## AIM
Transcribe every line exactly and omit anything that is a picture.

## DATA PROVIDED

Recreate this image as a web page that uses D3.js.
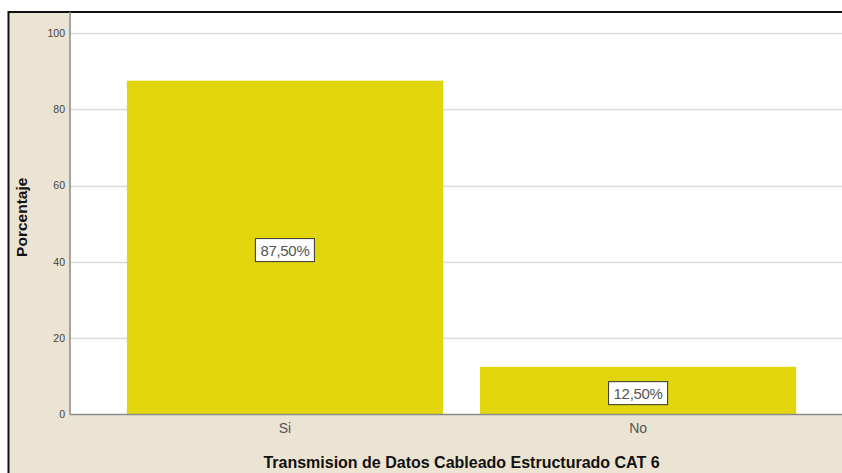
<!DOCTYPE html>
<html><head><meta charset="utf-8">
<script src="https://cdn.jsdelivr.net/npm/d3@7"></script>
<style>body{margin:0;background:#fff}svg{display:block}</style>
</head><body>
<script>
const categories = ["Si", "No"];
const values = [87.5, 12.5];
const valueLabels = ["87,50%", "12,50%"];
const yTicks = [0, 20, 40, 60, 80, 100];
const xTitle = "Transmision de Datos Cableado Estructurado CAT 6";
const yTitle = "Porcentaje";

const W = 842, H = 473;
const FONT = "Arial, 'Liberation Sans', sans-serif";
const svg = d3.select("body").append("svg").attr("width", W).attr("height", H);
const plot = {left: 70, right: 853, top: 12, bottom: 414.5};

svg.append("rect").attr("x", 0).attr("y", 0).attr("width", W).attr("height", H).attr("fill", "#fff");
svg.append("rect").attr("x", 8).attr("y", 12).attr("width", W).attr("height", H).attr("fill", "#ebe4d3");
svg.append("rect").attr("x", plot.left).attr("y", plot.top).attr("width", plot.right - plot.left).attr("height", plot.bottom - plot.top).attr("fill", "#fff");
svg.append("line").attr("x1", 8.5).attr("x2", 8.5).attr("y1", 11).attr("y2", H).attr("stroke", "#111").attr("stroke-width", 2);
svg.append("line").attr("x1", 8).attr("x2", W).attr("y1", 12).attr("y2", 12).attr("stroke", "#111").attr("stroke-width", 2);

const y = d3.scaleLinear().domain([0, 100]).range([plot.bottom, 33]);
const x = d3.scaleBand().domain(categories).range([plot.left, plot.right]).paddingInner(0.105).paddingOuter(0.161);

svg.append("g").selectAll("line").data(yTicks.filter(d => d > 0)).join("line")
  .attr("x1", plot.left).attr("x2", plot.right)
  .attr("y1", d => Math.round(y(d)) + 0.5).attr("y2", d => Math.round(y(d)) + 0.5)
  .attr("stroke", "#d9d9d9").attr("stroke-width", 1.5);

svg.append("g").selectAll("rect").data(values).join("rect")
  .attr("x", (d, i) => x(categories[i])).attr("width", x.bandwidth())
  .attr("y", d => y(d)).attr("height", d => y(0) - y(d))
  .attr("fill", "#e1d60c");

const yAxis = svg.append("g").attr("transform", `translate(${plot.left},0)`)
  .call(d3.axisLeft(y).tickValues(yTicks).tickSize(0).tickPadding(5));
yAxis.select(".domain").attr("stroke", "#8a8a8a").attr("stroke-width", 1.5).attr("d", `M0,${plot.top}V${plot.bottom}`);
yAxis.selectAll("text").attr("font-family", FONT).attr("font-size", 10.5).attr("fill", "#444");

const xAxis = svg.append("g").attr("transform", `translate(0,${plot.bottom})`)
  .call(d3.axisBottom(x).tickSize(0).tickPadding(9));
xAxis.select(".domain").attr("stroke", "#8a8a8a").attr("stroke-width", 1.5).attr("d", `M${plot.left},0H${plot.right}`);
xAxis.selectAll("text").attr("font-family", FONT).attr("font-size", 14).attr("fill", "#555");

const lab = svg.append("g").selectAll("g").data(values).join("g")
  .attr("transform", (d, i) => `translate(${x(categories[i]) + x.bandwidth() / 2},${(y(d) + y(0)) / 2 + 3})`);
lab.append("rect").attr("x", -29.5).attr("y", -12).attr("width", 59).attr("height", 23)
  .attr("fill", "#fff").attr("stroke", "#333").attr("stroke-width", 1);
lab.append("text").attr("text-anchor", "middle").attr("y", 5.5)
  .attr("font-family", FONT).attr("font-size", 15).attr("fill", "#555").attr("letter-spacing", -0.3)
  .text((d, i) => valueLabels[i]);

svg.append("text").attr("x", (plot.left + plot.right) / 2).attr("y", 468).attr("text-anchor", "middle")
  .attr("font-family", FONT).attr("font-size", 16).attr("font-weight", "bold").attr("fill", "#111")
  .text(xTitle);
svg.append("text").attr("transform", `translate(27,${(plot.top + plot.bottom) / 2 + 4}) rotate(-90)`).attr("text-anchor", "middle")
  .attr("font-family", FONT).attr("font-size", 15.5).attr("font-weight", "bold").attr("fill", "#111")
  .text(yTitle);
</script>
</body></html>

## SOLUTION TO THE EXERCISE
Recreate this image as a web page that uses D3.js.
<!DOCTYPE html>
<html><head><meta charset="utf-8">
<script src="https://cdn.jsdelivr.net/npm/d3@7"></script>
<style>body{margin:0;background:#fff}svg{display:block}</style>
</head><body>
<script>
const categories = ["Si", "No"];
const values = [87.5, 12.5];
const valueLabels = ["87,50%", "12,50%"];
const yTicks = [0, 20, 40, 60, 80, 100];
const xTitle = "Transmision de Datos Cableado Estructurado CAT 6";
const yTitle = "Porcentaje";

const W = 842, H = 473;
const FONT = "Arial, 'Liberation Sans', sans-serif";
const svg = d3.select("body").append("svg").attr("width", W).attr("height", H);
const plot = {left: 70, right: 853, top: 12, bottom: 414.5};

svg.append("rect").attr("x", 0).attr("y", 0).attr("width", W).attr("height", H).attr("fill", "#fff");
svg.append("rect").attr("x", 8).attr("y", 12).attr("width", W).attr("height", H).attr("fill", "#ebe4d3");
svg.append("rect").attr("x", plot.left).attr("y", plot.top).attr("width", plot.right - plot.left).attr("height", plot.bottom - plot.top).attr("fill", "#fff");
svg.append("line").attr("x1", 8.5).attr("x2", 8.5).attr("y1", 11).attr("y2", H).attr("stroke", "#111").attr("stroke-width", 2);
svg.append("line").attr("x1", 8).attr("x2", W).attr("y1", 12).attr("y2", 12).attr("stroke", "#111").attr("stroke-width", 2);

const y = d3.scaleLinear().domain([0, 100]).range([plot.bottom, 33]);
const x = d3.scaleBand().domain(categories).range([plot.left, plot.right]).paddingInner(0.105).paddingOuter(0.161);

svg.append("g").selectAll("line").data(yTicks.filter(d => d > 0)).join("line")
  .attr("x1", plot.left).attr("x2", plot.right)
  .attr("y1", d => Math.round(y(d)) + 0.5).attr("y2", d => Math.round(y(d)) + 0.5)
  .attr("stroke", "#d9d9d9").attr("stroke-width", 1.5);

svg.append("g").selectAll("rect").data(values).join("rect")
  .attr("x", (d, i) => x(categories[i])).attr("width", x.bandwidth())
  .attr("y", d => y(d)).attr("height", d => y(0) - y(d))
  .attr("fill", "#e1d60c");

const yAxis = svg.append("g").attr("transform", `translate(${plot.left},0)`)
  .call(d3.axisLeft(y).tickValues(yTicks).tickSize(0).tickPadding(5));
yAxis.select(".domain").attr("stroke", "#8a8a8a").attr("stroke-width", 1.5).attr("d", `M0,${plot.top}V${plot.bottom}`);
yAxis.selectAll("text").attr("font-family", FONT).attr("font-size", 10.5).attr("fill", "#444");

const xAxis = svg.append("g").attr("transform", `translate(0,${plot.bottom})`)
  .call(d3.axisBottom(x).tickSize(0).tickPadding(9));
xAxis.select(".domain").attr("stroke", "#8a8a8a").attr("stroke-width", 1.5).attr("d", `M${plot.left},0H${plot.right}`);
xAxis.selectAll("text").attr("font-family", FONT).attr("font-size", 14).attr("fill", "#555");

const lab = svg.append("g").selectAll("g").data(values).join("g")
  .attr("transform", (d, i) => `translate(${x(categories[i]) + x.bandwidth() / 2},${(y(d) + y(0)) / 2 + 3})`);
lab.append("rect").attr("x", -29.5).attr("y", -12).attr("width", 59).attr("height", 23)
  .attr("fill", "#fff").attr("stroke", "#333").attr("stroke-width", 1);
lab.append("text").attr("text-anchor", "middle").attr("y", 5.5)
  .attr("font-family", FONT).attr("font-size", 15).attr("fill", "#555").attr("letter-spacing", -0.3)
  .text((d, i) => valueLabels[i]);

svg.append("text").attr("x", (plot.left + plot.right) / 2).attr("y", 468).attr("text-anchor", "middle")
  .attr("font-family", FONT).attr("font-size", 16).attr("font-weight", "bold").attr("fill", "#111")
  .text(xTitle);
svg.append("text").attr("transform", `translate(27,${(plot.top + plot.bottom) / 2 + 4}) rotate(-90)`).attr("text-anchor", "middle")
  .attr("font-family", FONT).attr("font-size", 15.5).attr("font-weight", "bold").attr("fill", "#111")
  .text(yTitle);
</script>
</body></html>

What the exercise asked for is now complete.